Anyway, other than "Youngblood" and "Slap Shot," pickings get slim for pure hockey movies. In other words, "Mighty Ducks" territory.
In the first installment of the series, Emilio Estevez plays a stereo typical greedy lawyer who gets busted for DWI and has to perform community service by coaching a stereotypical inner-city pee-wee team with no money but a lotta heart.
In the second one (which came out after the NHL's Anaheim Mighty Ducks had begun operation), the Ducks go to the junior world championships and battle Evil European Teams.

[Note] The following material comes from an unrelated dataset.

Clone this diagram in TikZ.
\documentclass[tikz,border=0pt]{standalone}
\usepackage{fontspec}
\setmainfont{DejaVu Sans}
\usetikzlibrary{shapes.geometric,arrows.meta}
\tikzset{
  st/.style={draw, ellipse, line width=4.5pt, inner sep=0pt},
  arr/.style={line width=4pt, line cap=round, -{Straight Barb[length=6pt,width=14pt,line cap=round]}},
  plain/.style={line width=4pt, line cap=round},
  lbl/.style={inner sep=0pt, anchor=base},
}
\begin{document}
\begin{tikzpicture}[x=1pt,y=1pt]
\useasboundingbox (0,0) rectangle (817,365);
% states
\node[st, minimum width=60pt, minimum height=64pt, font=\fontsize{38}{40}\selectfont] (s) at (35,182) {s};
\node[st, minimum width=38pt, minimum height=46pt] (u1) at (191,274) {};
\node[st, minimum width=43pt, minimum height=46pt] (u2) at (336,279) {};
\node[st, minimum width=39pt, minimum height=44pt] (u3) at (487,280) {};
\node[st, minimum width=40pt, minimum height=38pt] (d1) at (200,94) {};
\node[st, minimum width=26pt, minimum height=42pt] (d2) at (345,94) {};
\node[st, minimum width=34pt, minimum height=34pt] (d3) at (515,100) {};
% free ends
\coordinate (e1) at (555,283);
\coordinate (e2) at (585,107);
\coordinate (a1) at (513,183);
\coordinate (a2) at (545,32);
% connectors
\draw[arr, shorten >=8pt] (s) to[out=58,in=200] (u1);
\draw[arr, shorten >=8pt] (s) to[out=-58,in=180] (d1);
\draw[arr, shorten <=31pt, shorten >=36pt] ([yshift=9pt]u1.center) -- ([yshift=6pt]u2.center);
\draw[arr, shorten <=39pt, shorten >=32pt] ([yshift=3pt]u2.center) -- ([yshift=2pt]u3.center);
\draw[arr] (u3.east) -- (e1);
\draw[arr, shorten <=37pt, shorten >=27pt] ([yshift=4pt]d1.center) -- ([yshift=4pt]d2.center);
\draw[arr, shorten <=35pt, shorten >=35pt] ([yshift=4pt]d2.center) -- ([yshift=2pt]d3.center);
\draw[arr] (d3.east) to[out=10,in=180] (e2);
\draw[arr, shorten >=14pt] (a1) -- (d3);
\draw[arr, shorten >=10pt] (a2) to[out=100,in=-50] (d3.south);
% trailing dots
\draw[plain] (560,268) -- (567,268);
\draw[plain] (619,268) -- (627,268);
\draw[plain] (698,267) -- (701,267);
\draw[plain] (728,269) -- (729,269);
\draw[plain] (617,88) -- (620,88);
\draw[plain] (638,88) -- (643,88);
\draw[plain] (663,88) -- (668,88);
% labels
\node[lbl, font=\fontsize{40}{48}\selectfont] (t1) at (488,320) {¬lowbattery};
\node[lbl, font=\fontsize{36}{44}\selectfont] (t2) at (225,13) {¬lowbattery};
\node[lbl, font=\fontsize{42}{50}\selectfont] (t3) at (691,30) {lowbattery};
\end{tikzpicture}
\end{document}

They're kids' movies without much blood, so not many Harvard players saw either one. However, Adams did acknowledge that it is possible to pirouette with hockey skates, because in D-1, the girl on the team scores a goal on the super-secret pirouette-in-the-slot play. Score one for realism, at least.
Those are the only real fictional hockey movies. For documentary fans, there's "Miracle on Ice," which chronicles the 1980 U.S. Olympic champion team. Of course, many of Harvard's players are Canadian, so they don't go for that stuff.

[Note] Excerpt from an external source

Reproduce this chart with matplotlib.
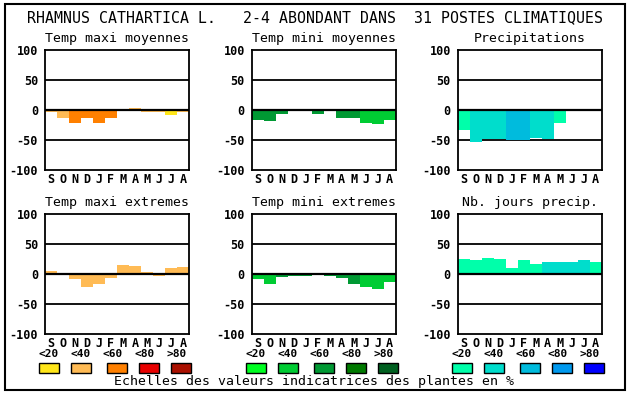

"Love Story" involves the Harvard hockey team, but it's only secondary to the movie. Many players on the team hadn't seen it (Crimson Key, where are you?), but Philpott thought it was kind of cool to have a movie about Harvard hockey. He didn't like losing to Cornell, though.
"Sudden Death" has Jean-Claude van Damme beating up a bad guy that wants to blow up the arena during Game 7 of the Stanley Cup finals. Some had seen it, some hadn't; no one considered it a hockey movie.

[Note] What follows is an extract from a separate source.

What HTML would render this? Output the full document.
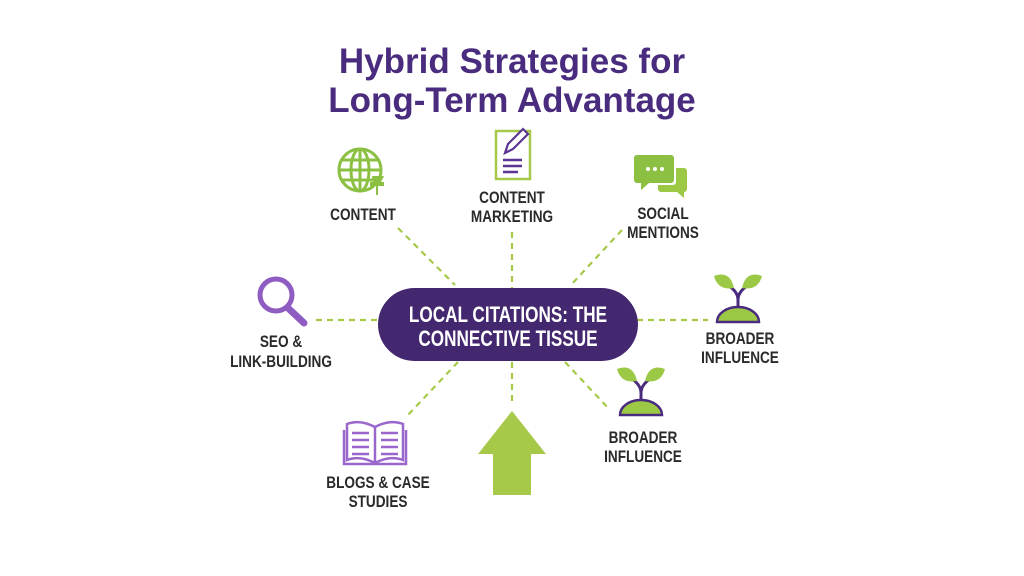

"The Cutting Edge" is about a figure skater and an ex-hockey player who are both jerks yet team up to win the Olympic medal in team figure skating. The plot could have been improved by having her play hockey instead of him doing a lutz, but Philpott still watched it when it was on earlier this week.
"It's not really a hockey movie," he said. "I'm not sure too many guys will admit liking that movie."
Adams sure didn't.
"I made a point about not seeing that one," he said.
And finally, "Strange Brew" is a weird, Canadian comedy about a couple guys going around drinking beer. They then uncover a plot by a brewer to take over the world by putting mind-control ingredients in the beer and bringing it to Oktober-fest.
The only hockey scenes come when the brewer tests his formula by "willing" the patients at a local insane asylum to play hockey. Canadians love it; Americans either haven't seen it or don't understand it.
"I love that movie," said Rodgers, a British Columbia native. "That's hilarious--all the 'eh, hoser,' stuff, I thought that was great.